* begin *

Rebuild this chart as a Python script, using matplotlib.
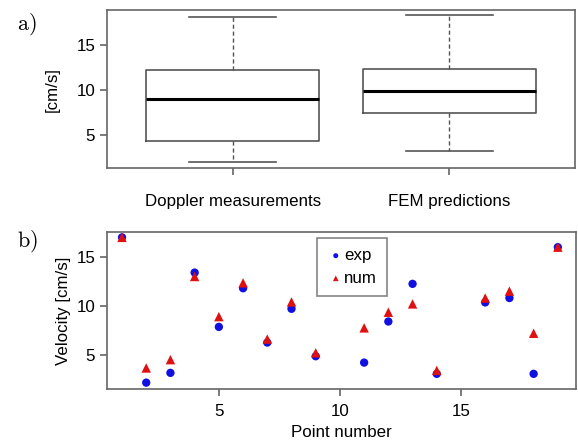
import numpy as np
import matplotlib.pyplot as plt

plt.rcParams['font.family'] = ['Liberation Sans', 'DejaVu Sans']
plt.rcParams['mathtext.fontset'] = 'cm'

# box statistics (panel a)
box_labels = ['Doppler measurements', 'FEM predictions']
whislo = [2.1, 3.3]
q1 = [4.35, 7.5]
med = [9.05, 9.85]
q3 = [12.15, 12.3]
whishi = [18.0, 18.25]

# point comparison (panel b)
point = [1, 2, 3, 4, 5, 6, 7, 8, 9, 11, 12, 13, 14, 16, 17, 18, 19]
exp_v = [17.0, 2.15, 3.15, 13.4, 7.85, 11.8, 6.25, 9.7, 4.85, 4.2, 8.4, 12.25, 3.05, 10.35, 10.8, 3.05, 16.0]
num_v = [17.0, 3.65, 4.5, 13.0, 8.9, 12.35, 6.6, 10.4, 5.2, 7.75, 9.35, 10.2, 3.4, 10.8, 11.5, 7.2, 16.0]

gray = '#666666'
fs = 12.2
fig = plt.figure(figsize=(5.78, 4.43), dpi=100)
ax1 = fig.add_axes([107/578, 1-168/443, 468/578, 158/443])
ax2 = fig.add_axes([107/578, 1-389/443, 469/578, 157/443])

stats = []
for i in range(2):
    stats.append(dict(label=box_labels[i], whislo=whislo[i], q1=q1[i], med=med[i],
                      q3=q3[i], whishi=whishi[i], fliers=[]))
ax1.bxp(stats, positions=[1, 2], widths=0.8, showfliers=False,
        boxprops=dict(color='#555555', linewidth=1.2),
        medianprops=dict(color='black', linewidth=2.2),
        whiskerprops=dict(color='#555555', linewidth=1.0, linestyle=(0, (3, 2))),
        capprops=dict(color='#555555', linewidth=1.2))
ax1.set_xlim(0.42, 2.58)
ax1.set_ylim(1.4, 18.8)
ax1.set_yticks([5, 10, 15])
ax1.set_ylabel('[cm/s]', fontsize=fs, labelpad=12)

ax2.scatter(point, exp_v, s=36, c='#1010e0', marker='o', label='exp', zorder=3, edgecolors='none')
ax2.scatter(point, num_v, s=46, c='#e01010', marker='^', label='num', zorder=3, edgecolors='none')
ax2.set_xlim(0.38, 19.75)
ax2.set_ylim(1.5, 17.55)
ax2.set_xticks([5, 10, 15])
ax2.set_yticks([5, 10, 15])
ax2.set_xlabel('Point number', fontsize=fs, labelpad=4)
ax2.set_ylabel('Velocity [cm/s]', fontsize=fs, labelpad=4)
leg = ax2.legend(loc='upper left', bbox_to_anchor=(0.448, 0.962), borderaxespad=0,
                 fontsize=fs, frameon=True, fancybox=False, handletextpad=0.0,
                 handlelength=1.0, borderpad=0.6, labelspacing=0.45, markerscale=0.6)
leg.get_frame().set_edgecolor(gray)
leg.get_frame().set_linewidth(1.2)

for ax in (ax1, ax2):
    for sp in ax.spines.values():
        sp.set_color(gray)
        sp.set_linewidth(1.2)
    ax.tick_params(colors=gray, labelcolor='black', labelsize=fs, length=5, width=1.2)
ax1.tick_params(axis='x', pad=14)
ax2.tick_params(axis='x', pad=6)

fig.text(17/578, 1-24/443, r'$\mathrm{a)}$', fontsize=16, va='center', ha='left')
fig.text(17/578, 1-241/443, r'$\mathrm{b)}$', fontsize=16, va='center', ha='left')

fig.savefig('out.png', dpi=100)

* end *

What this task involves - Print the data above verbatim from the first line through the line holding "ax1.set_ylabel('[cm/s]', fontsize=fs, labelpad=12)", leaving every picture out.

Solution to this task -
Rebuild this chart as a Python script, using matplotlib.
import numpy as np
import matplotlib.pyplot as plt

plt.rcParams['font.family'] = ['Liberation Sans', 'DejaVu Sans']
plt.rcParams['mathtext.fontset'] = 'cm'

# box statistics (panel a)
box_labels = ['Doppler measurements', 'FEM predictions']
whislo = [2.1, 3.3]
q1 = [4.35, 7.5]
med = [9.05, 9.85]
q3 = [12.15, 12.3]
whishi = [18.0, 18.25]

# point comparison (panel b)
point = [1, 2, 3, 4, 5, 6, 7, 8, 9, 11, 12, 13, 14, 16, 17, 18, 19]
exp_v = [17.0, 2.15, 3.15, 13.4, 7.85, 11.8, 6.25, 9.7, 4.85, 4.2, 8.4, 12.25, 3.05, 10.35, 10.8, 3.05, 16.0]
num_v = [17.0, 3.65, 4.5, 13.0, 8.9, 12.35, 6.6, 10.4, 5.2, 7.75, 9.35, 10.2, 3.4, 10.8, 11.5, 7.2, 16.0]

gray = '#666666'
fs = 12.2
fig = plt.figure(figsize=(5.78, 4.43), dpi=100)
ax1 = fig.add_axes([107/578, 1-168/443, 468/578, 158/443])
ax2 = fig.add_axes([107/578, 1-389/443, 469/578, 157/443])

stats = []
for i in range(2):
    stats.append(dict(label=box_labels[i], whislo=whislo[i], q1=q1[i], med=med[i],
                      q3=q3[i], whishi=whishi[i], fliers=[]))
ax1.bxp(stats, positions=[1, 2], widths=0.8, showfliers=False,
        boxprops=dict(color='#555555', linewidth=1.2),
        medianprops=dict(color='black', linewidth=2.2),
        whiskerprops=dict(color='#555555', linewidth=1.0, linestyle=(0, (3, 2))),
        capprops=dict(color='#555555', linewidth=1.2))
ax1.set_xlim(0.42, 2.58)
ax1.set_ylim(1.4, 18.8)
ax1.set_yticks([5, 10, 15])
ax1.set_ylabel('[cm/s]', fontsize=fs, labelpad=12)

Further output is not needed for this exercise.